# Help Back Button Not working after Villain 3.0.0 install



## Brondo (Oct 14, 2011)

Back Button no longer functions. AT&T Galaxy S II
AT&T Galaxy S II

So I just flashed VillainROM 3.0.0 and everything loaded up fine however of the 4 bottom row function keys only the menu key and the home key will work.
The back key and the search key no longer work.
For some reason I can not use ROM manager to restore to an earlier restore point either. When I go through the program it allows me to choose the restore point but takes no actions. 
When I manually restart the phone holding the vol up/down and power button to get into recovery mode, I am now in orange lettered CWM and I still only have the use of 2 bottom row keys and the confirm button which is the home button functions as a back button.
I literally can not select anything in CWM as I do not have any buttons that will select, I can go up and down but can not select.

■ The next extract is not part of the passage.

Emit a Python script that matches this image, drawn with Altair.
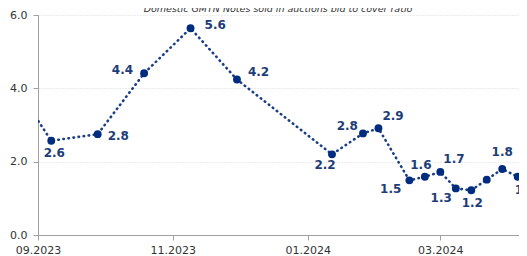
import altair as alt
import pandas as pd

# ---- data ----
dates = ["2023-08-17", "2023-09-07", "2023-09-28", "2023-10-19", "2023-11-09", "2023-11-30",
         "2024-01-12", "2024-01-26", "2024-02-02", "2024-02-16", "2024-02-23", "2024-03-01",
         "2024-03-08", "2024-03-15", "2024-03-22", "2024-03-29", "2024-04-05", "2024-04-12"]
values = [4.5, 2.57, 2.75, 4.41, 5.64, 4.24,
          2.20, 2.77, 2.91, 1.49, 1.59, 1.72,
          1.27, 1.22, 1.51, 1.80, 1.59, 2.0]
labels = ["", "2.6", "2.8", "4.4", "5.6", "4.2",
          "2.2", "2.8", "2.9", "1.5", "1.6", "1.7",
          "1.3", "1.2", "", "1.8", "1.6", "2.0"]
y_ticks = [0, 2, 4, 6]
title_text = "Domestic GMTN Notes sold in auctions bid to cover ratio"

# label placement (align, dx, dy) per point
placements = [("center", 0, -12), ("center", 3, 12), ("left", 10, 2), ("right", -11, -3),
              ("left", 14, -3), ("left", 11, -8), ("center", -7, 11), ("right", -5, -7),
              ("left", 4, -12), ("right", -8, 9), ("center", -4, -12), ("left", 3, -13),
              ("right", -4, 10), ("center", 1, 13), ("center", 0, -12), ("center", 0, -17),
              ("left", -3, 13), ("center", 0, -13)]

NAVY = "#002c80"
LINE = "#1a3f85"
LABEL = "#1d3c78"

df = pd.DataFrame({"date": dates, "value": values, "label": labels, "idx": list(range(len(dates)))})

x_enc = alt.X(
    "date:T",
    title=None,
    scale=alt.Scale(
        type="utc",
        domain=[alt.DateTime(year=2023, month=9, date=1, utc=True),
                alt.DateTime(year=2024, month=4, date=5, hours=14, utc=True)],
    ),
    axis=alt.Axis(
        values=[alt.DateTime(year=2023, month=9, date=1, utc=True),
                alt.DateTime(year=2023, month=11, date=1, utc=True),
                alt.DateTime(year=2024, month=1, date=1, utc=True),
                alt.DateTime(year=2024, month=3, date=1, utc=True)],
        format="%m.%Y",
        grid=False,
        labelFlush=False,
        labelOverlap=False,
        tickSize=5,
        labelPadding=4,
    ),
)
y_enc = alt.Y(
    "value:Q",
    title=None,
    scale=alt.Scale(domain=[0, 6], nice=False, zero=True),
    axis=alt.Axis(
        values=y_ticks,
        format=".1f",
        grid=True,
        gridDash=[1, 2],
        gridColor="#d8d8d8",
        gridWidth=1,
        tickSize=5,
        labelPadding=6,
    ),
)

base = alt.Chart(df).encode(x=x_enc, y=y_enc)

line = base.mark_line(clip=True, color=LINE, strokeDash=[0.5, 4.6], strokeWidth=2.6, strokeCap="round")
points = base.mark_circle(clip=True, color=NAVY, size=62, opacity=1)

texts = []
for i, (al, dx, dy) in enumerate(placements):
    if not labels[i]:
        continue
    texts.append(
        base.transform_filter(alt.datum.idx == i).mark_text(
            clip=True, align=al, baseline="middle", dx=dx, dy=dy,
            font="DejaVu Sans", fontWeight="bold", fontSize=12, color=LABEL,
        ).encode(text="label:N")
    )

title_mark = alt.Chart(pd.DataFrame({"t": [title_text]})).mark_text(
    font="DejaVu Sans", fontStyle="italic", fontSize=9.5, color="#333333",
    align="center", baseline="alphabetic",
).encode(x=alt.value(240), y=alt.value(-3.5), text="t:N")

chart = alt.layer(line, points, *texts, title_mark).properties(
    width=481,
    height=220,
    autosize=alt.AutoSizeParams(type="none"),
    padding={"left": 30, "top": 7, "right": 0, "bottom": 21},
).configure_view(stroke=None).configure_axis(
    labelFont="DejaVu Sans",
    labelFontSize=11,
    labelColor="#333333",
    domainColor="#a0a0a0",
    tickColor="#a0a0a0",
    domainWidth=1,
)

chart.save("out.html", embed_options={"renderer": "svg", "actions": False})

Please help me either fix CWM so I can restore to a previous state or get my bottom row buttons functioning so I can install a diff rom.

Thanks.


----------



## ro6666lt (Sep 2, 2011)

hey. i did a little searching and found a similar problem with the og sgs: 
http://www.samsunggalaxysforum.com/...SID=ea6c794cfbadc67a00fe050a1e2508f9#msg15463

I'm not sure if upgrading the touch firmware will work, since you're on a custom rom... but if anything, it might be a good resource.


----------



## Brondo (Oct 14, 2011)

Yeah I tried that already, its game be two options, update the touchkey firmware and the update tsp firmware. I updated touchkey, it was successfully updated but did nothing. I updated the TSP fw and it failed and none of the touchscreen would work afterwords (gave me a quite a scare). Not just the buttons but the screen too. I reset and everything was back at the starting point, only two bottom buttons working. . . . 
I appreciate the effort tho. . .. it's just really frustrating.


----------



## sunbergzach (Oct 30, 2011)

My friend and I had the same problem - It turns out we had flashed a kernel designed for the international version of the SGS II (he has the AT&T version). Since the international version has a different button layout, the international version kernel broke the AT&T version buttons.

An AT&T kernel is located in this thread:
http://forum.xda-developers.com/showthread.php?t=1309293&highlight=how+to+root
(sorry, it wouldn't let me add a hyperlink because I have never posted on this forum before)

We flashed that kernel using heimdall (I guess you would use odin if you were on Windows), and the button functionality was restored.


----------